The last trade price of $35.77 values the company around $950 million, which, while high, is a lot less than the $1.6M it was valued at early in the day. Shockingly, this all comes from a company that has never made a profit in its history, last year experienced a loss of $6.8M. The whole purpose of the company is to sell homes even though the rate of people are buying homes is the weakest in over 14 years, so why are people so eager to get a piece of this stock? While the company has never seen a profit, it is growing at an incredible rate. The loss in the past quarter was only $826,000 compared to the $2.8M in the same quarter the previous year, and revenue growth grew 74% in 2010 to $30.5M. Also, its unique user count in May was 22 million which is double the number from last May. One main reason investors are going crazy for this stock seems to be the double digit growth even in a slow, flat economy especially since the market it is targeting is currently doing terrible.
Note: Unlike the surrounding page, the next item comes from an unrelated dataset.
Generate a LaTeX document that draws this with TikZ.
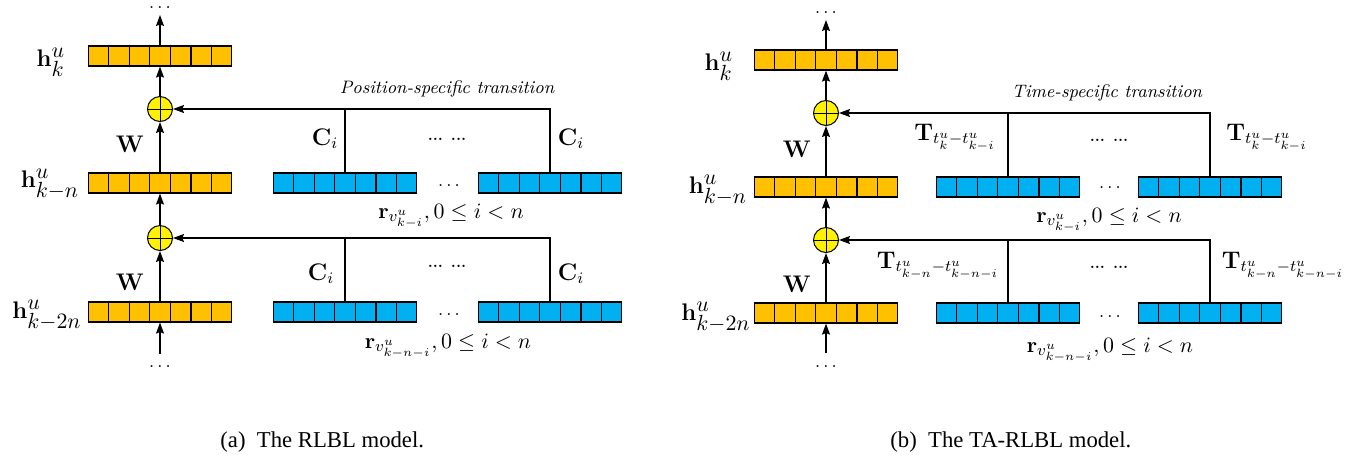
\documentclass[tikz,border=0pt]{standalone}
\usepackage{amsmath}
\usepackage{amssymb}
\usepackage[no-math]{fontspec}
\usepackage{tikz}
\usetikzlibrary{arrows.meta}
\usetikzlibrary{calc}
\usepackage{xcolor}

\newfontfamily\capfont{Liberation Serif}
\DeclareMathSizes{13}{13}{11}{8}

\definecolor{hcol}{HTML}{FFC000}
\definecolor{rcol}{HTML}{00B0F0}

\tikzset{
  cellrow/.style={draw, line width=0.6pt, minimum width=71.5pt, minimum height=10pt, inner sep=0pt},
  cellline/.style={line width=0.6pt},
  plus/.style={circle, draw, line width=0.5pt, fill=yellow, minimum size=12.5pt, inner sep=0pt,
    path picture={\draw[line width=0.5pt] (path picture bounding box.north) -- (path picture bounding box.south)
      (path picture bounding box.west) -- (path picture bounding box.east);}},
  flow/.style={line width=0.6pt, -{Stealth[length=5.5pt,width=4pt,inset=0.8pt]}},
  link/.style={line width=0.6pt},
  hlab/.style={anchor=base, inner sep=0pt, font=\fontsize{13}{15}\selectfont},
  wlab/.style={anchor=base, inner sep=0pt, font=\fontsize{13}{15}\selectfont},
  clab/.style={anchor=base, inner sep=0pt, font=\fontsize{11.5}{13}\selectfont},
  rlab/.style={anchor=base, inner sep=0pt, font=\fontsize{11.2}{13}\selectfont},
  ttl/.style={anchor=base, inner sep=0pt, font=\fontsize{9}{11}\selectfont\itshape},
  capt/.style={anchor=base west, inner sep=0pt, font=\capfont\fontsize{11.35}{13}\selectfont},
  hdots/.style={inner sep=0pt, font=\fontsize{7}{8}\selectfont\bfseries},
  mdots/.style={inner sep=0pt, font=\fontsize{9}{10}\selectfont},
}

\newcommand{\vecrow}[4]{%
  \node[cellrow, fill=#4] (#1) at (#2,#3) {};
  \foreach \c in {1,...,6}
    \draw[cellline] ($(#1.south west)!\c/7!(#1.south east)$) -- ($(#1.north west)!\c/7!(#1.north east)$);
}

\begin{document}
\begin{tikzpicture}[x=0.5pt, y=-0.5pt]
\useasboundingbox (0,0) rectangle (1371,462);

% (a)
\vecrow{ak}{160}{56}{hcol}
\vecrow{akn}{160}{183}{hcol}
\vecrow{ak2n}{160}{312}{hcol}
\vecrow{ara}{345}{183}{rcol}
\vecrow{arb}{550}{183}{rcol}
\vecrow{asa}{345}{312}{rcol}
\vecrow{asb}{550}{312}{rcol}
\node[plus] (apa) at (160,109) {};
\node[plus] (apb) at (160,238) {};
\node[mdots] (atop) at (160,8) {$\ldots$};
\node[mdots] (abot) at (160,367) {$\ldots$};
\coordinate (ahead) at (160,15);
\coordinate (atail) at (160,354);

\draw[flow] (ak.north) -- (ahead);
\draw[flow] (apa.north) -- (ak.south);
\draw[flow] (akn.north) -- (apa.south);
\draw[flow] (apb.north) -- (akn.south);
\draw[flow] (ak2n.north) -- (apb.south);
\draw[flow] (atail) -- (ak2n.south);
\draw[flow] (arb.north) |- (apa.east);
\draw[link] (ara.north) -- (ara.north |- apa.east);
\draw[flow] (asb.north) |- (apb.east);
\draw[link] (asa.north) -- (asa.north |- apb.east);

\node[hlab] (lak) at (51,66) {$\mathbf{h}^u_{k}$};
\node[hlab] (lakn) at (50,187) {$\mathbf{h}^u_{k-n}$};
\node[hlab] (lak2n) at (47,318) {$\mathbf{h}^u_{k-2n}$};
\node[wlab] (law1) at (130,152) {$\mathbf{W}$};
\node[wlab] (law2) at (130,290) {$\mathbf{W}$};
\node[clab] (lac1) at (325,145) {$\mathbf{C}_i$};
\node[clab] (lac2) at (571,145) {$\mathbf{C}_i$};
\node[clab] (lac3) at (321,280) {$\mathbf{C}_i$};
\node[clab] (lac4) at (571,280) {$\mathbf{C}_i$};
\node[hdots] (adots1) at (447,139) {...\hspace{4pt}...};
\node[hdots] (adots2) at (447,266) {...\hspace{4pt}...};
\node[mdots] (amid1) at (449,186) {$\ldots$};
\node[mdots] (amid2) at (449,315) {$\ldots$};
\node[rlab] (lar1) at (451,218) {$\mathbf{r}_{v^u_{k-i}}, 0 \leq i < n$};
\node[rlab] (lar2) at (448,348) {$\mathbf{r}_{v^u_{k-n-i}}, 0 \leq i < n$};
\node[ttl] (attl) at (447,93) {Position-specific transition};
\node[capt] (acap) at (220,447) {(a)\enspace The RLBL model.};

% (b)
\vecrow{bk}{826}{60}{hcol}
\vecrow{bkn}{826}{187}{hcol}
\vecrow{bk2n}{826}{313}{hcol}
\vecrow{bra}{1008}{187}{rcol}
\vecrow{brb}{1210}{187}{rcol}
\vecrow{bsa}{1008}{313}{rcol}
\vecrow{bsb}{1210}{313}{rcol}
\node[plus] (bpa) at (826,113) {};
\node[plus] (bpb) at (826,240) {};
\node[mdots] (btop) at (826,13) {$\ldots$};
\node[mdots] (bbot) at (826,367) {$\ldots$};
\coordinate (bhead) at (826,20);
\coordinate (btail) at (826,353);

\draw[flow] (bk.north) -- (bhead);
\draw[flow] (bpa.north) -- (bk.south);
\draw[flow] (bkn.north) -- (bpa.south);
\draw[flow] (bpb.north) -- (bkn.south);
\draw[flow] (bk2n.north) -- (bpb.south);
\draw[flow] (btail) -- (bk2n.south);
\draw[flow] (brb.north) |- (bpa.east);
\draw[link] (bra.north) -- (bra.north |- bpa.east);
\draw[flow] (bsb.north) |- (bpb.east);
\draw[link] (bsa.north) -- (bsa.north |- bpb.east);

\node[hlab] (lbk) at (719,70) {$\mathbf{h}^u_{k}$};
\node[hlab] (lbkn) at (718,193) {$\mathbf{h}^u_{k-n}$};
\node[hlab] (lbk2n) at (716,320) {$\mathbf{h}^u_{k-2n}$};
\node[wlab] (lbw1) at (797,157) {$\mathbf{W}$};
\node[wlab] (lbw2) at (797,292) {$\mathbf{W}$};
\node[clab] (lbt1) at (955,140) {$\mathbf{T}_{t^u_{k}-t^u_{k-i}}$};
\node[clab] (lbt2) at (1267,140) {$\mathbf{T}_{t^u_{k}-t^u_{k-i}}$};
\node[clab] (lbt3) at (938,268) {$\mathbf{T}_{t^u_{k-n}-t^u_{k-n-i}}$};
\node[clab] (lbt4) at (1283,268) {$\mathbf{T}_{t^u_{k-n}-t^u_{k-n-i}}$};
\node[hdots] (bdots1) at (1109,140) {...\hspace{4pt}...};
\node[hdots] (bdots2) at (1109,267) {...\hspace{4pt}...};
\node[mdots] (bmid1) at (1110,188) {$\ldots$};
\node[mdots] (bmid2) at (1110,317) {$\ldots$};
\node[rlab] (lbr1) at (1109,222) {$\mathbf{r}_{v^u_{k-i}}, 0 \leq i < n$};
\node[rlab] (lbr2) at (1110,352) {$\mathbf{r}_{v^u_{k-n-i}}, 0 \leq i < n$};
\node[ttl] (bttl) at (1107,97) {Time-specific transition};
\node[capt] (bcap) at (890,447) {(b)\enspace The TA-RLBL model.};
\end{tikzpicture}
\end{document}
This leaves a lot of room for more growth when the economy picks up and people start buying more homes.

Advertising is the only real source of revenue for this company, which means the more viewers the more money. Twice as many people are already visiting the site compared to last year and the noise from the IPO will only bolster that number. Not all tech IPOs have sustained such high prices after a big increase on the first day such as Pandora (NYSE:P) which is trading at only 10% above IPO price. Skullcandy (NASDAQ:SKUL) also had its IPO recently and the price has stayed relatively the same. The difference with Zillow seems to be hitting an untapped market. Everything these days is becoming web based from the way we communicate to the way we buy goods, so why not real estate? This site has taken the idea of many other companies and applied it to a different market with great success. Luckily for them, investors seem to be drawn to anything that is web and app based which gave rise to the perfect time for an IPO and allowed them to raise a total of over 74M. The great growth over the past year even in a troubled market and the capability for large future growth has most people excited about this stock. Should the company be valued at $1.6 billion or even $950 million, probably not, but growth prospects shed a gleaming light on the company which should continue to grow over the next few years. I am not convinced on buying this company now, but keeping a close eye on it over the next month may lead to a future purchase.

Disclosure: I have no positions in any stocks mentioned, and no plans to initiate any positions within the next 72 hours.